Profile
Pietro Francesco Pingitore is a filmmaker and visual anthropologist whose work explores collaborative and performative approaches to realism (transformative and participatory realism) with marginalised lives and places sacrificed by main urban centres of knowledge and policy production.
His practice bridges sensory documentary and fictional filmmaking with decolonial participatory methodologies tracing entangled narratives of place, memory, marginalisation and resistance.
He holds an MA in Visual Anthropology from Goldsmiths, University of London, and has presented his work internationally, including at the Society for Visual Anthropology Film Festival, the RAI Film Festival, the Athens Ethnofest, Freiburger Filmforum, the Beijing Short International Film Festival and the Forum Film Dokumenter.

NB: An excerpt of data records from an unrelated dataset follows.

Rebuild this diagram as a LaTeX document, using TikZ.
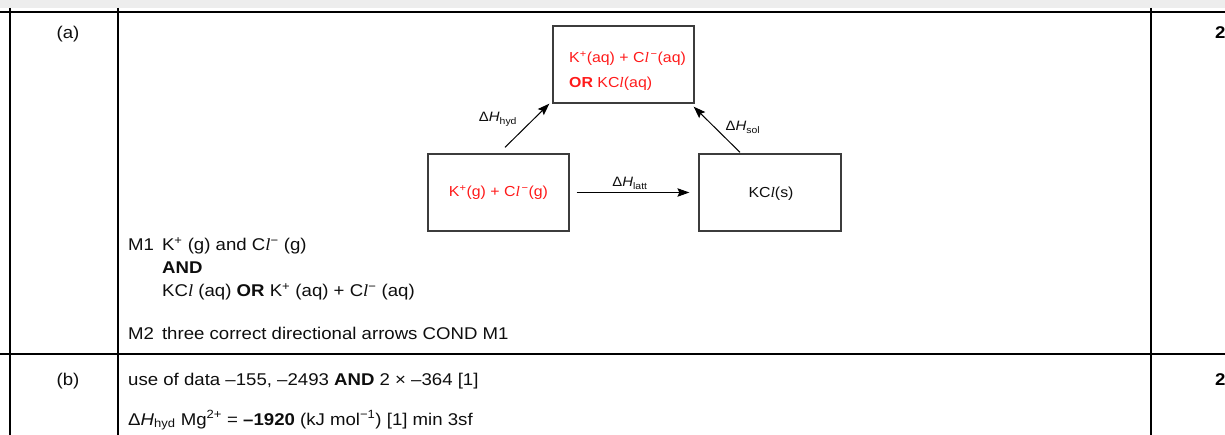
\documentclass[tikz,border=0pt]{standalone}
\usepackage{fontspec}
\setmainfont{Liberation Sans}[FakeStretch=1.095]
\newfontfamily\serffont{Liberation Serif}[FakeStretch=1.095]
\usetikzlibrary{arrows.meta}
\definecolor{boxline}{HTML}{3C3C3C}
\definecolor{txt}{HTML}{0E0E0E}
\definecolor{band}{HTML}{EDEDED}
\definecolor{ans}{HTML}{FF1A1A}
\newcommand{\itl}{{\serffont\itshape l}}
\newcommand{\dH}[1]{Δ\textit{H}\textsubscript{#1}}
\begin{document}
\begin{tikzpicture}[x=1pt,y=-1pt,
  tline/.style={line width=1.2pt,black},
  rbox/.style={draw=boxline,line width=1.3pt,minimum width=141pt,minimum height=77pt,inner sep=0pt},
  arr/.style={line width=1pt,-{Stealth[length=12pt,width=8.5pt,inset=2pt]}},
  main/.style={anchor=base west,inner sep=0pt,font=\fontsize{17}{20}\selectfont,text=txt},
  small/.style={anchor=base,inner sep=0pt,font=\fontsize{13.6}{15}\selectfont,text=txt},
  boxtxt/.style={inner sep=0pt,font=\fontsize{14.5}{17}\selectfont}]
\useasboundingbox (0,0) rectangle (1225,435);
\fill[band] (0,0) rectangle (1225,8);
% table lines
\draw[tline] (0,12) -- (1225,12);
\draw[tline] (0,354) -- (1225,354);
\draw[tline] (10,8) -- (10,435);
\draw[tline] (118,8) -- (118,435);
\draw[tline] (1151,8) -- (1151,435);
% row labels
\node[anchor=base,inner sep=0pt,font=\fontsize{17}{20}\selectfont,text=txt] (pa) at (68,39) {(a)};
\node[anchor=base,inner sep=0pt,font=\fontsize{17}{20}\selectfont,text=txt] (pb) at (68,385) {(b)};
\node[anchor=base west,inner sep=0pt,font=\fontsize{17}{20}\selectfont\bfseries] (ma) at (1215,39) {2};
\node[anchor=base west,inner sep=0pt,font=\fontsize{17}{20}\selectfont\bfseries] (mb) at (1215,385) {2};
% boxes
\node[rbox] (tbox) at (623.5,64.5) {};
\node[rbox] (lbox) at (498.5,192.5) {};
\node[rbox,minimum width=142pt] (rbx) at (770,192.5) {};
\node[boxtxt,anchor=base west,text=ans] (t1) at (569,63) {K\textsuperscript{+}(aq) + C\itl\textsuperscript{\,−}(aq)};
\node[boxtxt,anchor=base west,text=ans] (t2) at (569,88) {\textbf{OR} KC\itl(aq)};
\node[boxtxt,anchor=base,text=ans] (l1) at (498.5,197) {K\textsuperscript{+}(g) + C\itl\textsuperscript{\,−}(g)};
\node[boxtxt,anchor=base,text=txt] (r1) at (771,198) {KC\itl(s)};
% arrows
\draw[arr] ([xshift=6.5pt,yshift=6pt]lbox.north) -- ([xshift=-3pt]tbox.south west);
\draw[arr] ([xshift=-30pt,yshift=1pt]rbx.north) -- ([xshift=-1pt,yshift=-3pt]tbox.south east);
\draw[arr] ([xshift=7pt]lbox.east) -- ([xshift=-9pt]rbx.west);
\node[small] (hyd) at (498,122) {\dH{hyd}};
\node[small] (sol) at (743,131) {\dH{sol}};
\node[small] (latt) at (630,187) {\dH{latt}};
% mark scheme text
\node[main] (m1) at (128,251) {M1\hspace{8pt}K\textsuperscript{+} (g) and C\itl\textsuperscript{−} (g)};
\node[main] (and) at (162,274) {\textbf{AND}};
\node[main] (m1c) at (162,297) {KC\itl\ (aq) \textbf{OR} K\textsuperscript{+} (aq) + C\itl\textsuperscript{−} (aq)};
\node[main] (m2) at (128,339) {M2\hspace{8pt}three correct directional arrows COND M1};
\node[main] (b1) at (128,385) {use of data –155, –2493 \textbf{AND} 2 × –364 [1]};
\node[main] (b2) at (128,425) {\dH{hyd} Mg\textsuperscript{2+} = \textbf{–1920} (kJ mol\textsuperscript{−1}) [1] min 3sf};
\end{tikzpicture}
\end{document}
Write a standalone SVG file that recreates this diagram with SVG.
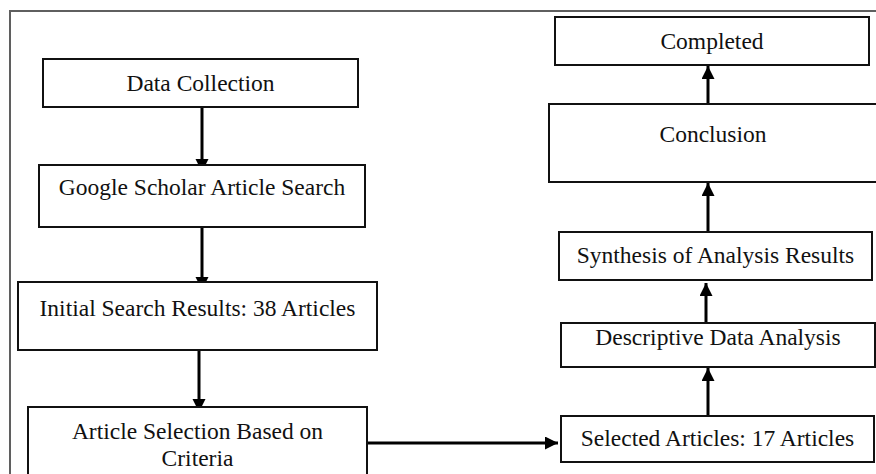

His past research has focused on the medium of sensorial documentary as means to explore the tensions enacted by the reproduction of the nature/culture divide, the concept of the wild is still a focal point in his work conceived as a dimension in which colonial narratives waste and marginalise concepts and beings that do not take part in their agenda. An important focus of his research is the exploration of the documentary/fiction taken as a reproposition of the nature/culture divide in western visual culture.
Pietro is currently a PhD candidate in the practice-based Film Studies program at Queen Mary University of London.
While academic research often reproduces extractivist dynamics by treating communities as sources of cultural data to be consumed at the mercy of metropolitan institutional metabolism, Pietro’s work seeks to disrupt these mechanisms through collaborative storytelling and performance in places of margin in which a new creative platform is installed as new center not to represent a dimension of nature embedded in colonial narratives but
to create a new speculative/narrative dimension collaboratively constructed to situatedly explore themes at the dynamic intersections between ecological healing, monstrosity, structural violence, and fear.